• The task: Nothing but the lines from the top of the data to the line holding "const yDashedGrid = [2,3,5,6,8,9,20];" should be printed, word for word and both ends included; leave the pictures out.

• Given material:
════════
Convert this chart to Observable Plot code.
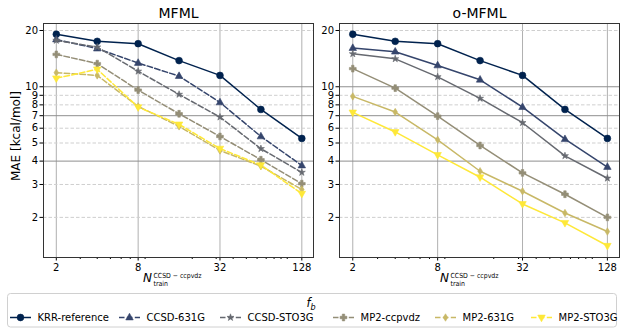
<!DOCTYPE html>
<html><head><meta charset="utf-8">
<script src="https://cdn.jsdelivr.net/npm/d3@7"></script>
<script src="https://cdn.jsdelivr.net/npm/@observablehq/plot@0.6"></script>
<style>
body{margin:0;background:#fff;font-family:"DejaVu Sans",sans-serif;}
#wrap{position:relative;width:623px;height:334px;overflow:hidden;background:#fff;}
#wrap > svg{position:absolute;top:0;}
</style></head><body><div id="wrap"></div>
<script>
// ---- data ----
const nTrain = [2, 4, 8, 16, 32, 64, 128];
const seriesNames = ["KRR-reference","CCSD-631G","CCSD-STO3G","MP2-ccpvdz","MP2-631G","MP2-STO3G"];
const krrReference   = [19.1, 17.5, 17.0, 13.8, 11.5, 7.56, 5.29];
const mfmlCCSD631G   = [17.9, 16.0, 13.4, 11.4, 8.24, 5.42, 3.79];
const mfmlCCSDSTO3G  = [17.7, 16.3, 12.1, 9.1, 6.88, 4.66, 3.48];
const mfmlMP2ccpvdz  = [14.9, 13.3, 9.59, 7.17, 5.42, 4.07, 3.03];
const mfmlMP2631G    = [11.9, 11.5, 7.85, 6.14, 4.56, 3.76, 2.82];
const mfmlMP2STO3G   = [11.1, 12.4, 7.78, 6.29, 4.67, 3.81, 2.68];
const omfmlCCSD631G  = [16.1, 15.4, 13.0, 10.9, 7.78, 5.24, 3.72];
const omfmlCCSDSTO3G = [15.0, 14.1, 11.3, 8.66, 6.42, 4.27, 3.24];
const omfmlMP2ccpvdz = [12.5, 9.83, 6.96, 4.85, 3.46, 2.66, 2.0];
const omfmlMP2631G   = [8.88, 7.32, 5.2, 3.53, 2.76, 2.11, 1.68];
const omfmlMP2STO3G  = [7.29, 5.73, 4.32, 3.28, 2.36, 1.87, 1.41];
const xTickLabels = [2, 8, 32, 128];
const xMinorTicks = [3,4,5,6,7,9,20,30,40,50,60,70,80,90,100];
const yTickLabels = [2,3,4,5,6,7,8,9,10,20];
const ySolidGrid = [4, 7, 10];
const yDashedGrid = [2,3,5,6,8,9,20];

// ---- styles ----
const colors = ["#00224e","#35456c","#666970","#948e77","#c8b866","#fee838"];
function poly(pts){return {draw(ctx,size){const r=Math.sqrt(size/Math.PI);ctx.moveTo(pts[0][0]*r,pts[0][1]*r);for(let k=1;k<pts.length;k++)ctx.lineTo(pts[k][0]*r,pts[k][1]*r);ctx.closePath();}};}
const triUp = poly([[0,-1.25],[1.1,0.7],[-1.1,0.7]]);
const triDown = poly([[0,1.25],[1.1,-0.7],[-1.1,-0.7]]);
const plusFilled = poly([[-0.36,-1],[0.36,-1],[0.36,-0.36],[1,-0.36],[1,0.36],[0.36,0.36],[0.36,1],[-0.36,1],[-0.36,0.36],[-1,0.36],[-1,-0.36],[-0.36,-0.36]]);
const thinDiamond = poly([[0,-1.1],[0.68,0],[0,1.1],[-0.68,0]]);
const star = {draw(ctx,size){d3.symbolStar.draw(ctx,size*0.42);}};
const symbols = [d3.symbolCircle, triUp, star, plusFilled, thinDiamond, triDown];

const wrap = document.getElementById("wrap");

function makePanel(title, series, dashed, left, width, ml, mr){
  const marks = [
    Plot.gridX(xTickLabels, {stroke:"#b0b0b0", strokeOpacity:1, strokeWidth:1}),
    Plot.gridY(yDashedGrid, {stroke:"#cfcfcf", strokeOpacity:1, strokeDasharray:"3.5,2"}),
    Plot.gridY(ySolidGrid, {stroke:"#8f8f8f", strokeOpacity:1, strokeWidth:1}),
    Plot.axisX(xMinorTicks, {tickSize:2, tickFormat:()=>"", label:null}),
    Plot.axisX(xTickLabels, {tickSize:3.5, tickPadding:2.5, label:null, tickFormat:d=>String(d), fontSize:10}),
    Plot.tickY(yTickLabels, {y:d=>d, frameAnchor:"left", dx:-3.5, stroke:"#000", strokeWidth:1, insetLeft:0}),
    Plot.axisY(yTickLabels, {tickSize:3.5, tickFormat:()=>"", label:null}),
    Plot.text(yTickLabels, {y:d=>d, text:d=>String(d), frameAnchor:"left", dx:-5.5, textAnchor:"end", fontSize:10, fill:"#000"})
  ];
  series.forEach((vals,i)=>{
    const rows = nTrain.map((n,j)=>({n, v: vals[j], s: seriesNames[i]}));
    const lo = {x:"n", y:"v", stroke:colors[i], strokeWidth:1.5};
    if (dashed && i>0) lo.strokeDasharray = "5.5,2.4";
    marks.push(Plot.line(rows, lo));
    marks.push(Plot.dot(rows, {x:"n", y:"v", symbol:symbols[i], r:3.4, fill:colors[i], stroke:colors[i], strokeWidth:0.6}));
  });
  marks.push(Plot.frame({stroke:"#333", strokeWidth:1}));
  marks.push(Plot.text([title], {text:d=>d, frameAnchor:"top", dy:-6, lineAnchor:"bottom", fontSize:14, fill:"#000"}));
  // drop the tickY helper (axisY draws the tick marks)
  marks.splice(5,1);
  const svg = Plot.plot({
    width, height:292,
    marginLeft:ml, marginRight:mr, marginTop:23, marginBottom:35,
    x:{type:"log", base:2, domain:[1.61,156]},
    y:{type:"log", domain:[1.22,21.8]},
    style:{fontFamily:"DejaVu Sans", fontSize:"10px", overflow:"visible", background:"transparent", color:"#000"},
    marks
  });
  svg.style.left = left + "px";
  wrap.appendChild(svg);
}

makePanel("MFML", [krrReference, mfmlCCSD631G, mfmlCCSDSTO3G, mfmlMP2ccpvdz, mfmlMP2631G, mfmlMP2STO3G], true, 0, 318, 43, 5);
makePanel("o-MFML", [krrReference, omfmlCCSD631G, omfmlCCSDSTO3G, omfmlMP2ccpvdz, omfmlMP2631G, omfmlMP2STO3G], false, 310, 313, 29, 4);

// ---- overlay: axis titles & legend ----
const ov = d3.select(wrap).append("svg").attr("width",623).attr("height",334)
  .style("left","0px").style("font-family","DejaVu Sans");
ov.append("text").attr("transform","translate(16,136) rotate(-90)")
  .attr("text-anchor","middle").attr("dominant-baseline","middle")
  .attr("font-size",12).text("MAE [kcal/mol]");
[143, 440].forEach(x0=>{
  ov.append("text").attr("x",x0).attr("y",282).attr("font-style","italic").attr("font-size",12).text("N");
  ov.append("text").attr("x",x0+10.5).attr("y",278).attr("font-size",7)
    .attr("textLength",48).attr("lengthAdjust","spacingAndGlyphs").text("CCSD \u2212 ccpvdz");
  ov.append("text").attr("x",x0+10.5).attr("y",285.5).attr("font-size",7)
    .attr("textLength",14.5).attr("lengthAdjust","spacingAndGlyphs").text("train");
});
ov.append("rect").attr("x",7.5).attr("y",293.5).attr("width",609).attr("height",33.5)
  .attr("rx",3).attr("fill","#fff").attr("stroke","#d0d0d0");
ov.append("text").attr("x",306.5).attr("y",307).attr("font-size",11.5).attr("font-style","italic").text("f");
ov.append("text").attr("x",310.5).attr("y",309.5).attr("font-size",8).attr("font-style","italic").text("b");
const legX = [10,119,220,333,435,531];
seriesNames.forEach((name,i)=>{
  const x0 = legX[i], y0 = 317.5;
  const ln = ov.append("line").attr("x1",x0).attr("x2",x0+21).attr("y1",y0).attr("y2",y0)
    .attr("stroke",colors[i]).attr("stroke-width",1.5);
  if(i>0) ln.attr("stroke-dasharray","5.5,2.4");
  ov.append("path").attr("d", d3.symbol().type(symbols[i]).size(Math.PI*3.4*3.4)())
    .attr("transform",`translate(${x0+10.5},${y0})`).attr("fill",colors[i]).attr("stroke",colors[i]).attr("stroke-width",0.6);
  ov.append("text").attr("x",x0+27.5).attr("y",y0).attr("dominant-baseline","middle")
    .attr("font-size",10).text(name);
});
</script>
</body></html>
════════
• Written response:
Convert this chart to Observable Plot code.
<!DOCTYPE html>
<html><head><meta charset="utf-8">
<script src="https://cdn.jsdelivr.net/npm/d3@7"></script>
<script src="https://cdn.jsdelivr.net/npm/@observablehq/plot@0.6"></script>
<style>
body{margin:0;background:#fff;font-family:"DejaVu Sans",sans-serif;}
#wrap{position:relative;width:623px;height:334px;overflow:hidden;background:#fff;}
#wrap > svg{position:absolute;top:0;}
</style></head><body><div id="wrap"></div>
<script>
// ---- data ----
const nTrain = [2, 4, 8, 16, 32, 64, 128];
const seriesNames = ["KRR-reference","CCSD-631G","CCSD-STO3G","MP2-ccpvdz","MP2-631G","MP2-STO3G"];
const krrReference   = [19.1, 17.5, 17.0, 13.8, 11.5, 7.56, 5.29];
const mfmlCCSD631G   = [17.9, 16.0, 13.4, 11.4, 8.24, 5.42, 3.79];
const mfmlCCSDSTO3G  = [17.7, 16.3, 12.1, 9.1, 6.88, 4.66, 3.48];
const mfmlMP2ccpvdz  = [14.9, 13.3, 9.59, 7.17, 5.42, 4.07, 3.03];
const mfmlMP2631G    = [11.9, 11.5, 7.85, 6.14, 4.56, 3.76, 2.82];
const mfmlMP2STO3G   = [11.1, 12.4, 7.78, 6.29, 4.67, 3.81, 2.68];
const omfmlCCSD631G  = [16.1, 15.4, 13.0, 10.9, 7.78, 5.24, 3.72];
const omfmlCCSDSTO3G = [15.0, 14.1, 11.3, 8.66, 6.42, 4.27, 3.24];
const omfmlMP2ccpvdz = [12.5, 9.83, 6.96, 4.85, 3.46, 2.66, 2.0];
const omfmlMP2631G   = [8.88, 7.32, 5.2, 3.53, 2.76, 2.11, 1.68];
const omfmlMP2STO3G  = [7.29, 5.73, 4.32, 3.28, 2.36, 1.87, 1.41];
const xTickLabels = [2, 8, 32, 128];
const xMinorTicks = [3,4,5,6,7,9,20,30,40,50,60,70,80,90,100];
const yTickLabels = [2,3,4,5,6,7,8,9,10,20];
const ySolidGrid = [4, 7, 10];
const yDashedGrid = [2,3,5,6,8,9,20];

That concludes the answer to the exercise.